• [DATA BLOCK]:
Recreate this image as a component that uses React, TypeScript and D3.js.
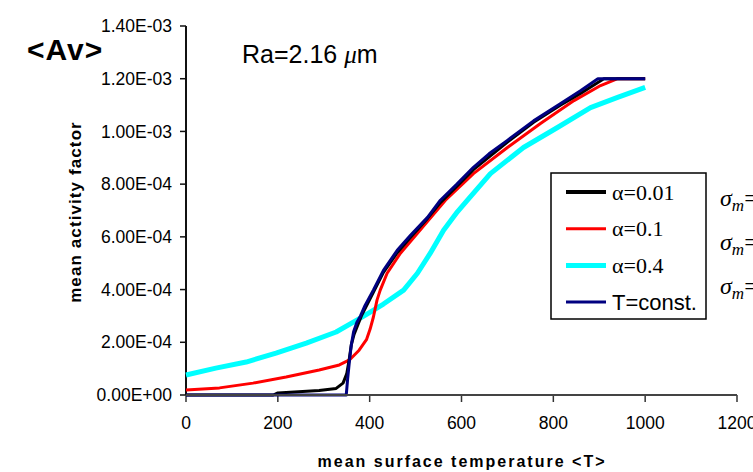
import React from "react";
import * as d3 from "d3";

const xTicks = [0, 200, 400, 600, 800, 1000, 1200];
const yTicks = [0, 2e-4, 4e-4, 6e-4, 8e-4, 1e-3, 1.2e-3, 1.4e-3];
const yTickLabels = ["0.00E+00", "2.00E-04", "4.00E-04", "6.00E-04", "8.00E-04", "1.00E-03", "1.20E-03", "1.40E-03"];

// alpha = 0.4 (cyan)
const cyanT = [0, 65, 131, 196, 262, 327, 373, 386, 430, 474, 504, 532, 561, 591, 613, 663, 735, 809, 881, 940, 1000];
const cyanV = [0.76e-4, 1.02e-4, 1.25e-4, 1.59e-4, 1.97e-4, 2.39e-4, 2.85e-4, 2.98e-4, 3.45e-4, 3.98e-4, 4.62e-4, 5.38e-4, 6.25e-4, 6.95e-4, 7.39e-4, 8.4e-4, 9.39e-4, 10.15e-4, 10.9e-4, 11.29e-4, 11.67e-4];

// alpha = 0.1 (red)
const redT = [0, 73, 146, 218, 290, 334, 356, 377, 393, 401, 408, 416, 423, 438, 467, 504, 565, 626, 700, 772, 845, 903, 940, 1000];
const redV = [0.19e-4, 0.27e-4, 0.45e-4, 0.68e-4, 0.95e-4, 1.14e-4, 1.33e-4, 1.7e-4, 2.1e-4, 2.5e-4, 2.95e-4, 3.6e-4, 3.98e-4, 4.62e-4, 5.38e-4, 6.14e-4, 7.39e-4, 8.4e-4, 9.39e-4, 10.3e-4, 11.17e-4, 11.74e-4, 12.0e-4, 12.0e-4];

// alpha = 0.01 (black)
const blackT = [0, 190, 200, 290, 327, 342, 350, 355, 360, 366, 375, 382, 408, 430, 460, 490, 526, 554, 626, 700, 757, 816, 860, 910, 1000];
const blackV = [0, 0, 0.08e-4, 0.17e-4, 0.25e-4, 0.45e-4, 0.8e-4, 1.3e-4, 1.9e-4, 2.3e-4, 2.7e-4, 3.0e-4, 3.9e-4, 4.65e-4, 5.4e-4, 6.0e-4, 6.7e-4, 7.3e-4, 8.55e-4, 9.6e-4, 10.35e-4, 11.0e-4, 11.45e-4, 12.0e-4, 12.0e-4];

// T = const. (navy)
const navyT = [0, 349, 352, 356, 360, 365, 372, 380, 390, 408, 430, 460, 489, 526, 554, 590, 626, 660, 700, 757, 816, 860, 897, 1000];
const navyV = [0, 0, 0.6e-4, 1.3e-4, 1.9e-4, 2.4e-4, 2.75e-4, 3.0e-4, 3.4e-4, 3.98e-4, 4.73e-4, 5.49e-4, 6.06e-4, 6.74e-4, 7.39e-4, 8.0e-4, 8.64e-4, 9.15e-4, 9.66e-4, 10.4e-4, 11.06e-4, 11.55e-4, 12.0e-4, 12.0e-4];

const seriesLabels = ["\u03b1=0.01", "\u03b1=0.1", "\u03b1=0.4", "T=const."];
const sigmaLabels = ["\u03c3", "\u03c3", "\u03c3"];

const SANS = "Liberation Sans, Arial, sans-serif";
const SERIF = "Liberation Serif, Times New Roman, serif";

export default function App() {
  const W = 753, H = 472;
  const x = d3.scaleLinear().domain([0, 1200]).range([186, 737]);
  const y = d3.scaleLinear().domain([0, 1.4e-3]).range([395, 26]);
  const line = d3.line<[number, number]>().x(d => x(d[0])).y(d => y(d[1]));
  const zip = (a: number[], b: number[]) => a.map((t, i) => [t, b[i]] as [number, number]);

  const series = [
    { d: zip(cyanT, cyanV), color: "#00ffff", w: 5 },
    { d: zip(redT, redV), color: "#ff0000", w: 3 },
    { d: zip(blackT, blackV), color: "#000000", w: 3 },
    { d: zip(navyT, navyV), color: "#000080", w: 3 },
  ];

  const legend = [
    { label: seriesLabels[0], color: "#000000", w: 4, font: SERIF, size: 22 },
    { label: seriesLabels[1], color: "#ff0000", w: 3, font: SERIF, size: 22 },
    { label: seriesLabels[2], color: "#00ffff", w: 5, font: SERIF, size: 22 },
    { label: seriesLabels[3], color: "#000080", w: 3, font: SANS, size: 22 },
  ];

  return (
    <svg width={W} height={H} style={{ position: "absolute", left: 0, top: 0, background: "#fff" }}>
      {/* titles */}
      <text x={27} y={60} fontFamily={SANS} fontWeight="bold" fontSize={30} letterSpacing={1}>{"<Av>"}</text>
      <text x={242} y={63} fontFamily={SANS} fontSize={25}>
        Ra=2.16 <tspan fontFamily={SERIF} fontStyle="italic">{"\u03bc"}</tspan>m
      </text>

      {/* y axis */}
      <line x1={186} x2={186} y1={y(1.4e-3)} y2={395} stroke="#111" strokeWidth={2} />
      {yTicks.map((t, i) => (
        <g key={i}>
          <line x1={180} x2={186} y1={y(t)} y2={y(t)} stroke="#111" strokeWidth={1.5} />
          <text x={172} y={y(t)} dy="0.35em" textAnchor="end" fontFamily={SANS} fontSize={17.5}>{yTickLabels[i]}</text>
        </g>
      ))}
      <text transform={`translate(81,212) rotate(-90)`} textAnchor="middle" fontFamily={SANS} fontWeight="bold" fontSize={17} letterSpacing={1.1}>mean activity factor</text>

      {/* x axis */}
      {xTicks.map((t, i) => (
        <g key={i}>
          <line x1={x(t)} x2={x(t)} y1={395} y2={402} stroke="#333" strokeWidth={1.5} />
          <text x={x(t)} y={429} textAnchor="middle" fontFamily={SANS} fontSize={17.5}>{t}</text>
        </g>
      ))}
      <text x={462} y={467} textAnchor="middle" fontFamily={SANS} fontWeight="bold" fontSize={16} letterSpacing={2}>{"mean surface temperature <T>"}</text>

      {/* series */}
      {series.map((s, i) => (
        <path key={i} d={line(s.d) || ""} fill="none" stroke={s.color} strokeWidth={s.w} strokeLinejoin="round" />
      ))}
      <line x1={186} x2={737} y1={395} y2={395} stroke="#444" strokeWidth={2} />

      {/* legend */}
      <rect x={551} y={173} width={155} height={146} fill="#fff" stroke="#000" strokeWidth={1.5} />
      {legend.map((l, i) => {
        const yy = 192 + i * 36.7;
        return (
          <g key={i}>
            <line x1={566} x2={606} y1={yy} y2={yy} stroke={l.color} strokeWidth={l.w} />
            <text x={612} y={yy} dy="0.35em" fontFamily={l.font} fontSize={l.size}>{l.label}</text>
          </g>
        );
      })}

      {/* sigma labels */}
      {sigmaLabels.map((s, i) => (
        <text key={i} x={720} y={206 + i * 44} fontFamily={SERIF} fontStyle="italic" fontSize={24}>
          {s}<tspan fontSize={17} dy={5}>m</tspan><tspan fontStyle="normal" dy={-5}>=</tspan>
        </text>
      ))}
    </svg>
  );
}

• [INSTRUCTIONS TO FOLLOW]: Leave out the pictures and restate, word for word, the lines from the top of the data through the line containing "Serif, Times New", both included.

• [ANSWER TO THIS TASK]:
Recreate this image as a component that uses React, TypeScript and D3.js.
import React from "react";
import * as d3 from "d3";

const xTicks = [0, 200, 400, 600, 800, 1000, 1200];
const yTicks = [0, 2e-4, 4e-4, 6e-4, 8e-4, 1e-3, 1.2e-3, 1.4e-3];
const yTickLabels = ["0.00E+00", "2.00E-04", "4.00E-04", "6.00E-04", "8.00E-04", "1.00E-03", "1.20E-03", "1.40E-03"];

// alpha = 0.4 (cyan)
const cyanT = [0, 65, 131, 196, 262, 327, 373, 386, 430, 474, 504, 532, 561, 591, 613, 663, 735, 809, 881, 940, 1000];
const cyanV = [0.76e-4, 1.02e-4, 1.25e-4, 1.59e-4, 1.97e-4, 2.39e-4, 2.85e-4, 2.98e-4, 3.45e-4, 3.98e-4, 4.62e-4, 5.38e-4, 6.25e-4, 6.95e-4, 7.39e-4, 8.4e-4, 9.39e-4, 10.15e-4, 10.9e-4, 11.29e-4, 11.67e-4];

// alpha = 0.1 (red)
const redT = [0, 73, 146, 218, 290, 334, 356, 377, 393, 401, 408, 416, 423, 438, 467, 504, 565, 626, 700, 772, 845, 903, 940, 1000];
const redV = [0.19e-4, 0.27e-4, 0.45e-4, 0.68e-4, 0.95e-4, 1.14e-4, 1.33e-4, 1.7e-4, 2.1e-4, 2.5e-4, 2.95e-4, 3.6e-4, 3.98e-4, 4.62e-4, 5.38e-4, 6.14e-4, 7.39e-4, 8.4e-4, 9.39e-4, 10.3e-4, 11.17e-4, 11.74e-4, 12.0e-4, 12.0e-4];

// alpha = 0.01 (black)
const blackT = [0, 190, 200, 290, 327, 342, 350, 355, 360, 366, 375, 382, 408, 430, 460, 490, 526, 554, 626, 700, 757, 816, 860, 910, 1000];
const blackV = [0, 0, 0.08e-4, 0.17e-4, 0.25e-4, 0.45e-4, 0.8e-4, 1.3e-4, 1.9e-4, 2.3e-4, 2.7e-4, 3.0e-4, 3.9e-4, 4.65e-4, 5.4e-4, 6.0e-4, 6.7e-4, 7.3e-4, 8.55e-4, 9.6e-4, 10.35e-4, 11.0e-4, 11.45e-4, 12.0e-4, 12.0e-4];

// T = const. (navy)
const navyT = [0, 349, 352, 356, 360, 365, 372, 380, 390, 408, 430, 460, 489, 526, 554, 590, 626, 660, 700, 757, 816, 860, 897, 1000];
const navyV = [0, 0, 0.6e-4, 1.3e-4, 1.9e-4, 2.4e-4, 2.75e-4, 3.0e-4, 3.4e-4, 3.98e-4, 4.73e-4, 5.49e-4, 6.06e-4, 6.74e-4, 7.39e-4, 8.0e-4, 8.64e-4, 9.15e-4, 9.66e-4, 10.4e-4, 11.06e-4, 11.55e-4, 12.0e-4, 12.0e-4];

const seriesLabels = ["\u03b1=0.01", "\u03b1=0.1", "\u03b1=0.4", "T=const."];
const sigmaLabels = ["\u03c3", "\u03c3", "\u03c3"];

const SANS = "Liberation Sans, Arial, sans-serif";
const SERIF = "Liberation Serif, Times New Roman, serif";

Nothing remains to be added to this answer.